Crítica de 'Estado eléctrico': la película de ciencia ficción más cara de Netflix no convence
Millie Bobby Brown, Chris Pratt y los hermanos Russo no terminan de despegar en esta distopía con demasiadas reminiscencias de sus trabajos previos.

Los hermanos Russo, responsables de las mejores adaptaciones de Marvel, recibieron un cheque en blanco de Netflix para llevar a la pantalla una novela gráfica de Simon Stålenhag, artífice de la ciencia ficción reflexivas, filosófica y evocativa de Historias del bucle. A juzgar por esta enumeración de nombres propios y hechos, cualquiera creería que el gigante del streaming se había asegurado de atar todos los hilos para que su producción más cara y ambiciosa saliera bien. Pero, lamentablemente, muchas cosas han salido mal.
Hay dos dolencias principales que aquejan a Estado eléctrico, una aproximación distópica y retrofuturista al dilema tecnológico: la primera, y tal vez la más frustrante para el espectador, el potencial desaprovechado; y la segunda, la reiterada sensación de déjà vu.
En lo que respecta a la primera, los Russo abordan problemáticas reales desde una década noventera alternativa. El miedo al sobreuso de la tecnología o la pérdida de conexión humana sirven de espejo al debate actual sobre el empleo de la inteligencia artificial y la dependencia del mundo digital. La propia existencia del filme, elaborado en gran parte mediante captura de movimiento y CGI, suma capas a la cuestión.

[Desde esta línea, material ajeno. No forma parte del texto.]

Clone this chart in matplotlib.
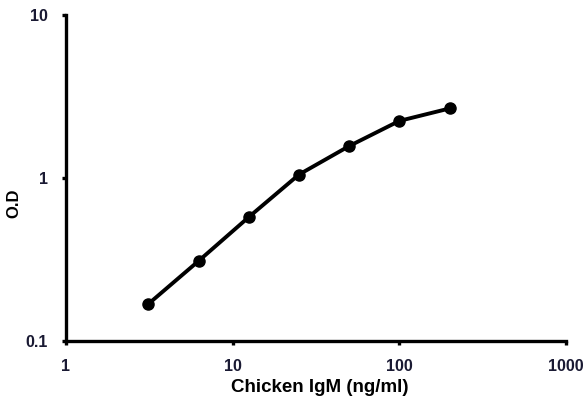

Sin embargo, pese a sus buenas intenciones, se conforma con mostrar la disyuntiva de forma superficial, sin llegar a profundizar en ella.
Esto se debe en parte a que centra toda la atención narrativa en su dupla estelar, que nos lleva a la segunda dolencia, la sensación de que esto lo hemos visto antes: Millie Bobby Brown vuelve a ser el arquetipo de heroína taciturna de otra década que hizo suyo en Stranger Things y Chris Pratt es Star-Lord con melena y bigotón, un justiciero gamberro con la mejor introducción musical del filme. Si a eso le sumamos dinámicas humano-robot similares a las de El gigante de hierro, Big Hero 6 o Bumblebee, y un paisaje desértico con retales de Mad Max y The Bad Batch, Estado eléctrico disuelve su identidad en otros imaginarios cinematográficos.
Lo más disfrutable de la propuesta es el viaje nostálgico que propone a unos años 90 alternativos pero igual de horteras, con resquicios de los 80, donde visten petos y se dejan crecen la melena, que suenan a Don't Stop Believin', I Will Survive y hasta a Marky Mark and the Funky Bunch. Es justamente en los momentos íntimos de cultura popular compartida, donde el cine y la música se reivindican como herramientas de reconexión humana, cuando el filme consigue emocionar y acoger al espectador.
Estado eléctrico es una reflexión tibia de esa revolución tecnológica que amenaza con desbordarnos en la realidad. Está en constante crisis de identidad, a medio camino entre la acción y el corazón, cediendo cualquier terreno de originalidad a lo manido, perdida entre el mensaje y la ambición técnica. Es emotiva, pero sin pasarse. Te hace reír, pero muy de vez en cuando. No se decanta entre la rebelión social y el viaje de la heroína. Y resulta demasiado larga para su propio bien narrativo. Se percibe su potencial, pero te frustras esperando a que explote.